Evensong is a brief and intimate service, and perhaps the best one for really appreciating the ideas of holiness and peace. In that vein, tonight’s service was dedicated to Martin Luther King, whose statue stands over the main entrance, and to all those who seek to bring peace in the world. As I saw it, this was an unusually appropriate time for such a sermon; Hamas and Israel have laid down their weapons (for a while), and we have quite the coincidence of holidays in the US this week. I can only imagine what Dr. King would think of it.

***

As a footnote, we were forecast for heavy rain today, and it was indeed raining when I woke. However, as I stepped outside, it stopped, and the rest of the day was sunny.

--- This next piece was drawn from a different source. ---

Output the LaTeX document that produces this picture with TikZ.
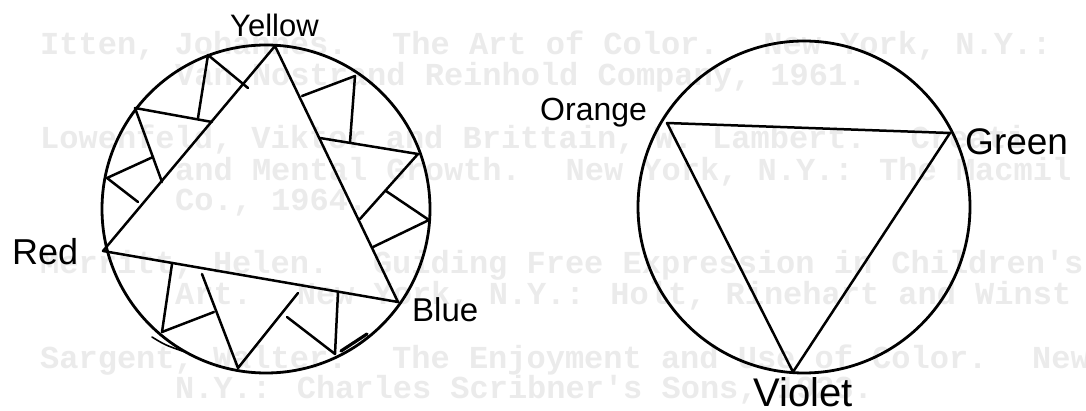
\documentclass[tikz,border=0pt]{standalone}
\usepackage{fontspec}
\newfontfamily\handfont{Liberation Sans}
\newfontfamily\typefont{Liberation Mono}
\tikzset{
  pen/.style={line width=2.5pt, line cap=round, line join=round, black},
  rim/.style={line width=2.8pt, black},
  lab/.style={inner sep=0pt, anchor=base west},
  ghost/.style={inner sep=0pt, anchor=base west, text=black!8,
    font=\typefont\bfseries\fontsize{32}{32}\selectfont},
}
\begin{document}
\begin{tikzpicture}[x=1pt,y=-1pt]
\useasboundingbox (0,0) rectangle (1086,411);
\fill[white] (0,0) rectangle (1086,411);

% faint show-through typewritten text
\node[ghost] (g1) at (40,55)  {Itten, Johannes.~ The Art of Color.~ New York, N.Y.:};
\node[ghost] (g2) at (175,86) {Van Nostrand Reinhold Company, 1961.};
\node[ghost] (g3) at (40,149) {Lowenfeld, Viktor and Brittain, W. Lambert.~ Creati};
\node[ghost] (g4) at (175,181) {and Mental Growth.~ New York, N.Y.: The Macmil};
\node[ghost] (g5) at (175,211) {Co., 1964.};
\node[ghost] (g6) at (40,274) {Merritt, Helen.~ Guiding Free Expression in Children's};
\node[ghost] (g7) at (175,305) {Art.~ New York, N.Y.: Holt, Rinehart and Winst};
\node[ghost] (g8) at (40,368) {Sargent, Walter.~ The Enjoyment and Use of Color.~ New};
\node[ghost] (g9) at (175,398) {N.Y.: Charles Scribner's Sons, 1923.};

% ---------- left colour wheel ----------
\coordinate (lc) at (266,209);
\draw[rim] (lc) circle[radius=164];
\coordinate (Y) at (275,46);
\coordinate (R) at (103,251);
\coordinate (B) at (398,302);
\draw[pen] (Y) -- (R) -- (B) -- cycle;

% upper-left side
\coordinate (p1) at (208,55);
\coordinate (e1) at (248,88);
\coordinate (p2) at (135,108);
\coordinate (e2) at (212,122);
\coordinate (q1) at (198,118);
\coordinate (e3) at (162,182);
\coordinate (m3) at (153,157);
\coordinate (p3) at (107,178);
\coordinate (t3) at (138,202);
\draw[pen] (e1) -- (p1) -- (q1);
\draw[pen] (e2) -- (p2) -- (e3);
\draw[pen] (m3) -- (p3) -- (t3);

% right side
\coordinate (e4) at (302,96);
\coordinate (p4) at (355,76);
\coordinate (e5) at (320,138);
\coordinate (p5) at (418,154);
\coordinate (q4) at (350,142);
\coordinate (e6) at (360,219);
\coordinate (m6) at (386,191);
\coordinate (p6) at (429,220);
\coordinate (e7) at (373,247);
\draw[pen] (e4) -- (p4) -- (q4);
\draw[pen] (e5) -- (p5) -- (e6);
\draw[pen] (m6) -- (p6) -- (e7);

% bottom side
\coordinate (e8) at (172,264);
\coordinate (p8) at (162,332);
\coordinate (q8) at (214,312);
\coordinate (t9) at (202,274);
\coordinate (p9) at (238,368);
\coordinate (t10) at (298,293);
\coordinate (t11) at (287,317);
\coordinate (p11) at (335,354);
\coordinate (e11) at (338,292);
\draw[pen] (e8) -- (p8) -- (q8);
\draw[pen] (t9) -- (p9) -- (t10);
\draw[pen] (t11) -- (p11) -- (e11);

% pen overstrokes on the rim
\draw[line width=1.6pt, line cap=round] (152,337) .. controls (165,345) .. (185,352);
\draw[line width=3.2pt, line cap=round] (341,351) -- (367,334);

% ---------- right colour wheel ----------
\coordinate (rc) at (804,207);
\draw[rim] (rc) circle[radius=166];
\coordinate (O) at (667,123);
\coordinate (G) at (950,133);
\coordinate (V) at (793,372);
\draw[pen] (O) -- (G) -- (V) -- cycle;

% ---------- labels ----------
\node[lab, font=\handfont\fontsize{31}{31}\selectfont] (ly) at (230,37)  {Yellow};
\node[lab, font=\handfont\fontsize{36}{36}\selectfont] (lr) at (12,265)  {Red};
\node[lab, font=\handfont\fontsize{33}{33}\selectfont] (lb) at (412,322) {Blue};
\node[lab, font=\handfont\fontsize{32}{32}\selectfont] (lo) at (540,121) {Orange};
\node[lab, font=\handfont\fontsize{37}{37}\selectfont] (lg) at (965,155) {Green};
\node[lab, font=\handfont\fontsize{40}{40}\selectfont] (lv) at (753,406) {Violet};
\end{tikzpicture}
\end{document}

Even on my days off, I like to be up and about and doing things, so aside from exploring Brixton, I decided to experiment with my supper. Because I have very little experience cooking meat (by the time I was interested, that was already my brother’s domain), I had picked up Madhur Jaffrey’s Indian Cookery down at the Oxfam bookstore. It’s a great book, and I actually ended up reading about half of it over coffee, just getting a feel for the general methods and whatnot, so that I’d know enough to be able to ignore the recipes. I’ve been cooking turkey most nights (I’d never been able to buy turkey steaks before–can you blame me for getting a little enthusiastic?), but tonight I added a version of khichri. It’s not as dry as Jaffrey’s khili hui khichri, and the spices are a little different, as well. I really enjoyed it, and am sad that I have to wait until tomorrow night to eat the leftovers. If you’re interested:

Wash a cup of rice in several changes of water, until it stays relatively clear. Let it sit for about half an hour, then drain. Also drain a small can of peas. In a saucepan, heat about a half tablespoon of butter. When it’s hot, drop in 3 or 4 green cardamom pods, a liberal amount of garam masala, some turmeric, and a dash of nutmeg. Sauté  for a few seconds, then add the rice and peas and saute for a minute or so. Then add about 1 1/3 cups water and a few pinches of sea salt, bring to a boil, and cook covered on low heat for about 15 minutes.

Next time, I might try a similar method with sultanas and cashews. Oh, and a bit of trivia: cilantro = coriander. In the UK, you just have to specify whether you want the leaves or the seeds.

*I forgot to mention that this is meant to go along with another dish (I did turkey rogan josh). If you want to serve it by itself, you might want to use more salt and maybe some chilis.